Disassemble Smoke Detector

One of the smoke detectors in the house has started raising a lot of false alarms and was replaced after a 3:30AM episode. Naturally, we’re going to take it apart. Today’s home smoke detectors come in two types: ionization vs. photo-electric. This particular detector, a First Alert P1210, is a photo-electric detector.

The cover was held on by four screws, only one of which was immediately accessible. The remaining three were blocked by the paper label which was easily punctured for access with a screwdriver.

Smoke Detector Lidless

Inside the plastic housing is a surprisingly large circuit board, its battery, and piezoelectric alarm buzzer. A cursory examination of the circuit board revealed some pads for absent components, which likely meant this board is shared with higher-end models with more features. Beyond those empty pads, almost a third of the circuit board real estate serves no apparent purpose.

The brains of the operation is a single chip printed with the Microchip logo which made it easy to look up its datasheet. A search on its numbers identified it as a Microchip RE46C190 which is apparently a turnkey solution for anybody to build a smoke detector around the chip.

Smoke Detector Sensor and Baffle

The nose of the operation is an infrared LED paired with a detector, kept in a housing that keeps the detector out of direct line of sight to the LED. When smoke particles enter the detection chamber, it will be illuminated by the LED and reflect light into the detector.

There is no obvious indication of why this smoke detector started sounding false alarms. Perhaps some dust entered the detection chamber?
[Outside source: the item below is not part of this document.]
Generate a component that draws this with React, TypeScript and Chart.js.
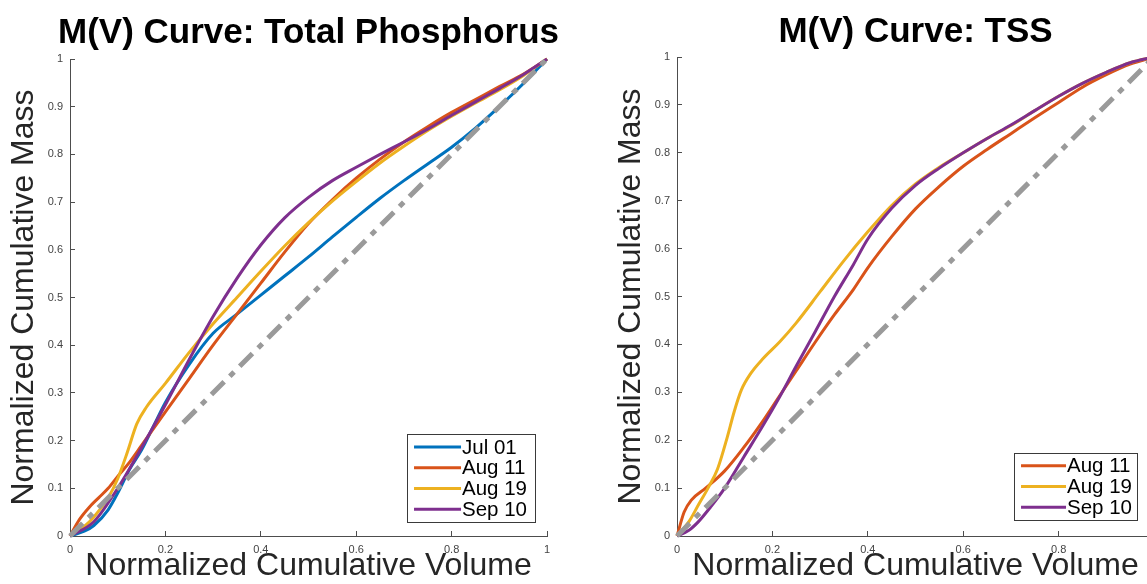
import React, { useEffect, useRef } from 'react';
import { Chart, registerables } from 'chart.js';

Chart.register(...registerables);

// ---------- data ----------
const xTickValues = [0, 0.2, 0.4, 0.6, 0.8, 1];
const xTickLabels = ['0', '0.2', '0.4', '0.6', '0.8', '1'];
const yTickValues = [0, 0.1, 0.2, 0.3, 0.4, 0.5, 0.6, 0.7, 0.8, 0.9, 1];
const yTickLabels = ['0', '0.1', '0.2', '0.3', '0.4', '0.5', '0.6', '0.7', '0.8', '0.9', '1'];

const diagX = [0, 1];
const diagY = [0, 1];

// Total Phosphorus
const tpJul01X = [0, 0.03, 0.05, 0.08, 0.1, 0.125, 0.15, 0.175, 0.2, 0.25, 0.3, 0.35, 0.4, 0.45, 0.5, 0.55, 0.6, 0.65, 0.7, 0.75, 0.8, 0.85, 0.9, 0.95, 1];
const tpJul01Y = [0, 0.01, 0.022, 0.055, 0.09, 0.14, 0.18, 0.23, 0.28, 0.36, 0.425, 0.465, 0.505, 0.545, 0.585, 0.627, 0.668, 0.708, 0.745, 0.78, 0.815, 0.855, 0.9, 0.948, 1];

const tpAug11X = [0, 0.02, 0.04, 0.06, 0.08, 0.1, 0.125, 0.15, 0.2, 0.25, 0.3, 0.35, 0.4, 0.45, 0.5, 0.55, 0.6, 0.65, 0.7, 0.75, 0.8, 0.85, 0.9, 0.95, 1];
const tpAug11Y = [0, 0.035, 0.06, 0.08, 0.1, 0.125, 0.155, 0.19, 0.26, 0.33, 0.4, 0.465, 0.53, 0.595, 0.655, 0.705, 0.75, 0.79, 0.826, 0.858, 0.888, 0.915, 0.942, 0.968, 1];

const tpAug19X = [0, 0.03, 0.05, 0.08, 0.1, 0.12, 0.14, 0.16, 0.2, 0.25, 0.3, 0.35, 0.4, 0.45, 0.5, 0.55, 0.6, 0.65, 0.7, 0.75, 0.8, 0.85, 0.9, 0.95, 1];
const tpAug19Y = [0, 0.02, 0.04, 0.08, 0.12, 0.175, 0.235, 0.27, 0.32, 0.385, 0.445, 0.5, 0.555, 0.608, 0.657, 0.702, 0.743, 0.782, 0.817, 0.85, 0.88, 0.908, 0.935, 0.965, 1];

const tpSep10X = [0, 0.05, 0.1, 0.15, 0.2, 0.25, 0.3, 0.35, 0.4, 0.45, 0.5, 0.55, 0.6, 0.65, 0.7, 0.75, 0.8, 0.85, 0.9, 0.95, 1];
const tpSep10Y = [0, 0.03, 0.1, 0.185, 0.275, 0.37, 0.46, 0.54, 0.61, 0.667, 0.71, 0.745, 0.773, 0.8, 0.826, 0.853, 0.882, 0.91, 0.938, 0.967, 1];

// TSS
const tssAug11X = [0, 0.015, 0.03, 0.06, 0.1, 0.14, 0.18, 0.21, 0.25, 0.29, 0.33, 0.37, 0.4, 0.45, 0.5, 0.55, 0.6, 0.65, 0.7, 0.75, 0.8, 0.85, 0.9, 0.95, 1];
const tssAug11Y = [0, 0.05, 0.075, 0.1, 0.136, 0.185, 0.24, 0.285, 0.345, 0.405, 0.462, 0.515, 0.56, 0.625, 0.683, 0.73, 0.772, 0.807, 0.84, 0.873, 0.905, 0.937, 0.963, 0.985, 1];

const tssAug19X = [0, 0.025, 0.045, 0.065, 0.085, 0.105, 0.12, 0.135, 0.155, 0.18, 0.215, 0.25, 0.3, 0.35, 0.4, 0.45, 0.5, 0.55, 0.6, 0.65, 0.7, 0.75, 0.8, 0.85, 0.9, 0.95, 1];
const tssAug19Y = [0, 0.03, 0.065, 0.1, 0.14, 0.205, 0.26, 0.305, 0.34, 0.37, 0.405, 0.445, 0.51, 0.575, 0.635, 0.69, 0.735, 0.77, 0.8, 0.83, 0.857, 0.888, 0.918, 0.945, 0.968, 0.988, 1];

const tssSep10X = [0, 0.025, 0.045, 0.07, 0.1, 0.14, 0.18, 0.215, 0.25, 0.29, 0.33, 0.37, 0.4, 0.45, 0.5, 0.55, 0.6, 0.65, 0.7, 0.75, 0.8, 0.85, 0.9, 0.95, 1];
const tssSep10Y = [0, 0.012, 0.03, 0.06, 0.1, 0.165, 0.23, 0.29, 0.355, 0.427, 0.5, 0.567, 0.62, 0.684, 0.732, 0.768, 0.8, 0.83, 0.858, 0.888, 0.918, 0.945, 0.968, 0.988, 1];

// ---------- styling ----------
const FONT = '"Liberation Sans", Arial, Helvetica, sans-serif';
const C_BLUE = '#0072BD';
const C_ORANGE = '#D95319';
const C_YELLOW = '#EDB120';
const C_PURPLE = '#7E2F8E';
const C_GRAY = '#9a9a9a';
const AXIS = '#4d4d4d';

const pts = (xs: number[], ys: number[]) => xs.map((x, i) => ({ x, y: ys[i] }));

const centerTitle = {
  id: 'centerTitle',
  afterDraw(chart: any, _args: any, opts: any) {
    if (!opts || !opts.text) return;
    const { ctx, chartArea } = chart;
    ctx.save();
    ctx.font = `bold 35px ${FONT}`;
    ctx.fillStyle = '#000';
    ctx.textAlign = 'center';
    ctx.textBaseline = 'alphabetic';
    ctx.fillText(opts.text, (chartArea.left + chartArea.right) / 2, opts.baseline);
    ctx.restore();
  },
};

const insetLegend = {
  id: 'insetLegend',
  afterDatasetsDraw(chart: any, _args: any, opts: any) {
    if (!opts || !opts.items) return;
    const { ctx, chartArea } = chart;
    const items = opts.items as { label: string; color: string }[];
    const fontSize = opts.fontSize || 20.5;
    ctx.save();
    ctx.font = `${fontSize}px ${FONT}`;
    let maxW = 0;
    items.forEach((it) => (maxW = Math.max(maxW, ctx.measureText(it.label).width)));
    const padL = 7, lineLen = opts.lineLen || 47, gap = 1, padR = opts.padR || 7;
    const rowH = opts.rowH || 20.7;
    const padV = 2.5;
    const w = padL + lineLen + gap + maxW + padR;
    const h = items.length * rowH + padV * 2;
    const right = chartArea.right - opts.marginR;
    const bottom = chartArea.bottom - opts.marginB;
    const left = right - w;
    const top = bottom - h;
    ctx.fillStyle = '#fff';
    ctx.fillRect(left, top, w, h);
    ctx.strokeStyle = '#3a3a3a';
    ctx.lineWidth = 1;
    ctx.strokeRect(Math.round(left) + 0.5, Math.round(top) + 0.5, Math.round(w), Math.round(h));
    items.forEach((it, i) => {
      const cy = top + padV + rowH * (i + 0.5);
      ctx.strokeStyle = it.color;
      ctx.lineWidth = 3;
      ctx.beginPath();
      ctx.moveTo(left + padL, cy);
      ctx.lineTo(left + padL + lineLen, cy);
      ctx.stroke();
      ctx.fillStyle = '#000';
      ctx.textBaseline = 'middle';
      ctx.textAlign = 'left';
      ctx.fillText(it.label, left + padL + lineLen + gap, cy + 1);
    });
    ctx.restore();
  },
};

type Series = { label: string; color: string; xs: number[]; ys: number[] };

function buildConfig(title: string, series: Series[], dims: { top: number; bottom: number; baseline: number }, legend: any) {
  const H = 584;
  const datasets: any[] = [
    {
      label: 'diag',
      data: pts(diagX, diagY),
      borderColor: C_GRAY,
      borderWidth: 5,
      borderDash: [18, 8, 6, 8],
      borderCapStyle: 'butt',
      pointRadius: 0,
      order: 0,
      clip: 8,
    },
  ];
  series.forEach((s, i) => {
    datasets.push({
      label: s.label,
      data: pts(s.xs, s.ys),
      borderColor: s.color,
      borderWidth: 3,
      pointRadius: 0,
      cubicInterpolationMode: 'monotone',
      order: series.length - i,
      clip: 8,
    });
  });
  return {
    type: 'line',
    data: { datasets },
    options: {
      responsive: false,
      animation: false,
      devicePixelRatio: 1,
      layout: { padding: { left: 0, right: 33, top: dims.top, bottom: 0 } },
      plugins: {
        legend: { display: false },
        tooltip: { enabled: false },
        title: { display: false },
        centerTitle: { text: title, baseline: dims.baseline },
        insetLegend: legend,
      },
      scales: {
        x: {
          type: 'linear',
          min: 0,
          max: 1,
          afterBuildTicks: (s: any) => {
            s.ticks = xTickValues.map((v) => ({ value: v }));
          },
          afterFit: (s: any) => {
            s.height = H - dims.bottom;
          },
          ticks: {
            callback: (_v: any, i: number) => xTickLabels[i],
            font: { family: FONT, size: 11 },
            color: '#444',
            padding: 12,
            maxRotation: 0,
            autoSkip: false,
          },
          grid: { drawOnChartArea: false, tickLength: -5, color: AXIS, lineWidth: 1 },
          border: { display: true, color: AXIS, width: 1 },
          title: {
            display: true,
            text: 'Normalized Cumulative Volume',
            color: '#262626',
            font: { family: FONT, size: 32, lineHeight: 1 },
            padding: { top: 0, bottom: 2 },
          },
        },
        y: {
          type: 'linear',
          min: 0,
          max: 1,
          afterBuildTicks: (s: any) => {
            s.ticks = yTickValues.map((v) => ({ value: v }));
          },
          afterFit: (s: any) => {
            s.width = 70;
          },
          ticks: {
            callback: (_v: any, i: number) => yTickLabels[i],
            font: { family: FONT, size: 11 },
            color: '#444',
            padding: 12,
            autoSkip: false,
          },
          grid: { drawOnChartArea: false, tickLength: -5, color: AXIS, lineWidth: 1 },
          border: { display: true, color: AXIS, width: 1 },
          title: {
            display: true,
            text: 'Normalized Cumulative Mass',
            color: '#262626',
            font: { family: FONT, size: 32, lineHeight: 1 },
            padding: { top: 8, bottom: 0 },
          },
        },
      },
    },
    plugins: [insetLegend, centerTitle],
  };
}

export default function App() {
  const leftRef = useRef<HTMLCanvasElement>(null);
  const rightRef = useRef<HTMLCanvasElement>(null);

  useEffect(() => {
    const tpSeries: Series[] = [
      { label: 'Jul 01', color: C_BLUE, xs: tpJul01X, ys: tpJul01Y },
      { label: 'Aug 11', color: C_ORANGE, xs: tpAug11X, ys: tpAug11Y },
      { label: 'Aug 19', color: C_YELLOW, xs: tpAug19X, ys: tpAug19Y },
      { label: 'Sep 10', color: C_PURPLE, xs: tpSep10X, ys: tpSep10Y },
    ];
    const tssSeries: Series[] = [
      { label: 'Aug 11', color: C_ORANGE, xs: tssAug11X, ys: tssAug11Y },
      { label: 'Aug 19', color: C_YELLOW, xs: tssAug19X, ys: tssAug19Y },
      { label: 'Sep 10', color: C_PURPLE, xs: tssSep10X, ys: tssSep10Y },
    ];
    const c1 = new Chart(
      leftRef.current as HTMLCanvasElement,
      buildConfig('M(V) Curve: Total Phosphorus', tpSeries, { top: 59, bottom: 536, baseline: 43 }, {
        items: tpSeries.map((s) => ({ label: s.label, color: s.color })),
        marginR: 12,
        marginB: 14,
        lineLen: 47,
        padR: 8,
      }) as any
    );
    const c2 = new Chart(
      rightRef.current as HTMLCanvasElement,
      buildConfig('M(V) Curve: TSS', tssSeries, { top: 57, bottom: 536, baseline: 41.5 }, {
        items: tssSeries.map((s) => ({ label: s.label, color: s.color })),
        marginR: 17,
        marginB: 16,
        lineLen: 45,
        padR: 5,
      }) as any
    );
    return () => {
      c1.destroy();
      c2.destroy();
    };
  }, []);

  return (
    <div
      style={{
        position: 'absolute',
        left: 0,
        top: 0,
        width: 1147,
        height: 584,
        overflow: 'hidden',
        background: '#fff',
      }}
    >
      <canvas ref={leftRef} width={580} height={584} style={{ position: 'absolute', left: 0, top: 0 }} />
      <canvas ref={rightRef} width={580} height={584} style={{ position: 'absolute', left: 607, top: 0 }} />
    </div>
  );
}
A smoke detector chip shouldn’t sound the alarm for just any reflection, it should look for specific characteristics of smoke particles. But there’s a chance we are expecting too much of this little detector.

And even if it does panic at any reflection regardless of source, the knowledge is not particularly helpful. The detection chamber and the baffles surrounding it is not accessible for cleaning without taking the detector apart.

For the immediate future, these parts will sit in a plastic bag. Added to the stockpile of electronic parts for potential future projects.